If a directed graph has no cycles, it's called a Directed Acyclic Graph(DAG). DAGS can be used to implement dependencies or precedence relations and are widely used in Computer Science.For instance, we can have a set of tasks {1, 2, 3,…, n} to be performed, the condition being that for certain tasks i and j, i must be performed before j. Each task is represented by a node, and there is an edge from i to j if i must be performed before j. In this kind of relation, the resulting graph must a DAG since there must be a task that is performed first, otherwise we would have a cycle which would mean that no task could ever be done.A topological ordering is an order in which the tasks could be performed so that all dependencies are respected. In other words, for every edge (v_i , v_j), we have i < j and all edges point forward in the ordering. Thus, in a topological order, whenever we come to a task v_j, all the tasks preceding v_j have already been performed. If G has a topological ordering, then G is a DAG. The main problem we have when dealing with a DAG is to find the efficiency of the algorithm that finds its topological ordering.

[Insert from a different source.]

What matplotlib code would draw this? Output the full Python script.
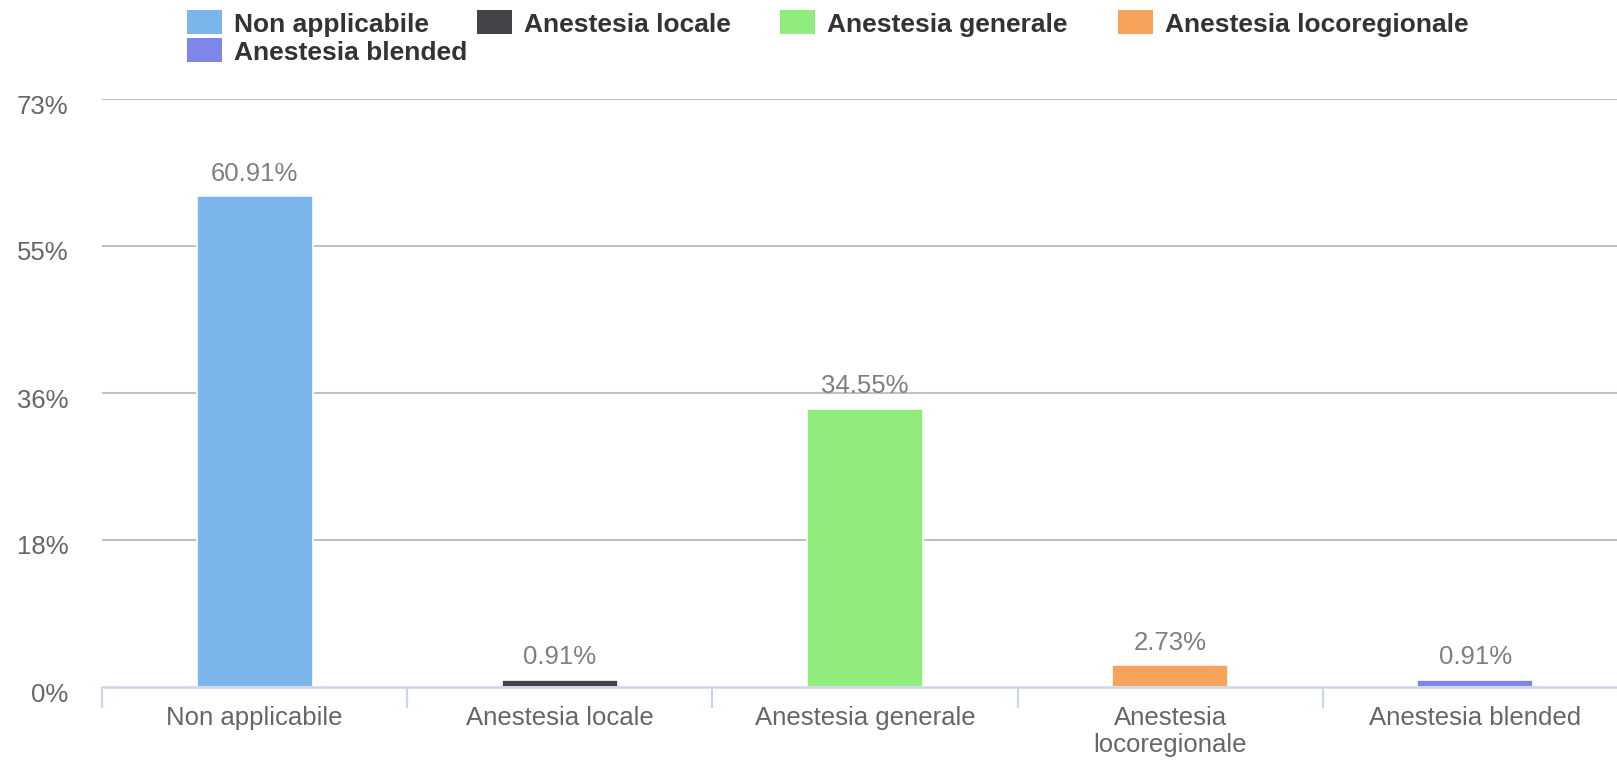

Designing And Analyzing the Algorithm

The first node v₁ in a topological order doesn't have any incoming edge.Every DAG has a node with no incoming edges.
In addition, if G is a DAG, then G has a topological ordering.

Algorithm

To computer a topological ordering on G:
Find a node v with no incoming edges and order it first
Delete v from G
Recursively compute a topological ordering G-{v}
and append this order after v

Analysis:

–>Identifying a node v with no incoming edges takes O(n) time. Thus for n iterations, we get a O(n²) time.
–> If G contains Θ(n²) edges, then it's linear in the size of the input and the running time is not really bad
–> But if we have a number of edges m less than n², a running time of O(m+n) is a much more improvement over Θ(n²).

To get a O(m+n) time:

–> We declare a node to be “active” if it has not yet been deleted by the algorithm and we keep two things:
–>For each node w, the number of incoming edges that w has from active nodes
–> And a set S of all active nodes in G that have no incoming edges from other active nodes.

At the start, we initialize both of the above things with a single pass through the graph since all of the nodes are active. Thus S consists of all of the nodes in G.
–> With each iteration, we select a node v from the set S and delete it.
–>After deleting v from S, we go through all of the nodes w to which v had an edge, and subtract one from the number of active incoming edges that we are maintaining for w.

–> If this causes the number of active edges to w to drop to zero, then we add w to the set w.
–> Proceeding in this way, we keep track of nodes eligible for deletion at all times, while spending constant work per edge during the execution of the algorithm.
Thus we get a O(m+n) time.

Since I wrote this after doing Problem set 4, everything made more sense and the section became really interesting. I give it a 9/10.